17th Jul2013

‘Welcome To The Punch’ DVD Review

by Ian Loring

Stars: James McAvoy, Mark Strong, Andrea Riseborough, Johnny Harris, Daniel Mays, David Morrissey, Peter Mullan, Natasha Little, Daniel Kaluuya, Ruth Sheen, Jason Flemyng | Written and Directed by Eran Creevy

WTTP-cast

Directors making a step up in their second film seems to be becoming a micro-trend of late. For example, Marc Webb went from manic pixie dream girl rom-com (500) Days of Summer to mega-budget franchise reboot The Amazing Spider-Man and Gareth Edwards is currently finishing up shooting on his risky Godzilla reboot for Warners after creating much of his first feature Monsters essentially in his own house. While not as much of a seismic shift as those two examples, this general rule still applies to Eran Creevy, a man who went from the Film London Microwave scheme funded Shifty to his second feature, the Ridley Scott backed, impressively cast action-thriller Welcome To The Punch, a film which while not quite being a revolution in Britflicks, is a hell of an impressive sophomore effort, and especically considering the challenges involved.

A major bone of contention in my personal viewing of Britflicks is that frankly, they often don’t look as if they deserve to be on the big screen, in fairness thanks to budget or shooting schedule more than a filmmaker’s talent usually, but one thing which could never be levelled at Welcome To The Punch is that it doesn’t deserve its cinematic status.

From the start Ed Wild’s cinematography impresses with a future-blue pallete concocted for London with McAvoy framed against a sea of concrete and electricity, a look for London which feels incredibly photogenic and hyper-styilised, which eventually gives way to a grittier feel as the film’s plot machinations starting throwing up dirt. INSERT’s score also impresses lending a bombastic and big-budget feel to proceedings which again amps up the film’s cinematic styling.

Eran Creevy’s sense of handling tension and action is also a real boon.
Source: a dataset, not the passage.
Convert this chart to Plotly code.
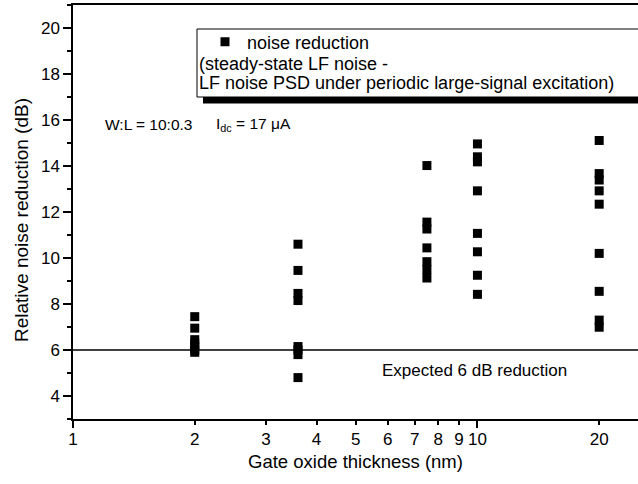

The way he ratchets up suspense before proceedings speaks of a filmmaker with more experience under his belt and while some of the action feels on-paper to be old hat, a slow-motion sequence in particular, the work done beforehand makes it feel like a more successful release than anything stale in the slightest. He also gets successful performances from his actors, James McAvoy giving decent grizzled and haunted throughout while Mark Strong and Peter Mullan make a uniquely intoxicating pairing when they are on screen.

All of this does paper over the film’s faults well though they are certainly there to be addressed. In the DVD extras, Creevy talks of how he started with a 180 page first draft, so by the time we finish with a just over 90-minute film, it’s no surprise that proceedings feel a little muddled. What starts off as an intriguing duel between a cop out for revenge and a thief motivated by more personal concerns than his bank balance starts flowering out into something involving twists turns and governmental conspiracies which feels like its part of a larger story but not wholly the story we have here. While its commendable that the film gets through so much in this runtime, it does make the film have a less satisfying film than was intended.

Saying this though, Welcome To The Punch is a film which shows that we can play with the big boys of the genre when ambition and a budget is put in. I hope this has a better life on home release then what we got in its cinema run.

Welcome To The Punch comes to DVD with a solid video transfer and a nicely crunchy Dolby Digital 5.1 audio track along with two 18 minute features, a conventional making-of and a better Q&A with director, producer and Mark Strong which gives some fun anecdotes about the film’s production history and gives a solid insight into Creevy’s ambition.

 **** 4/5

Welcome To The Punch comes to DVD and Blu-Ray this Monday 29th July, through Momentum Home Entertainment.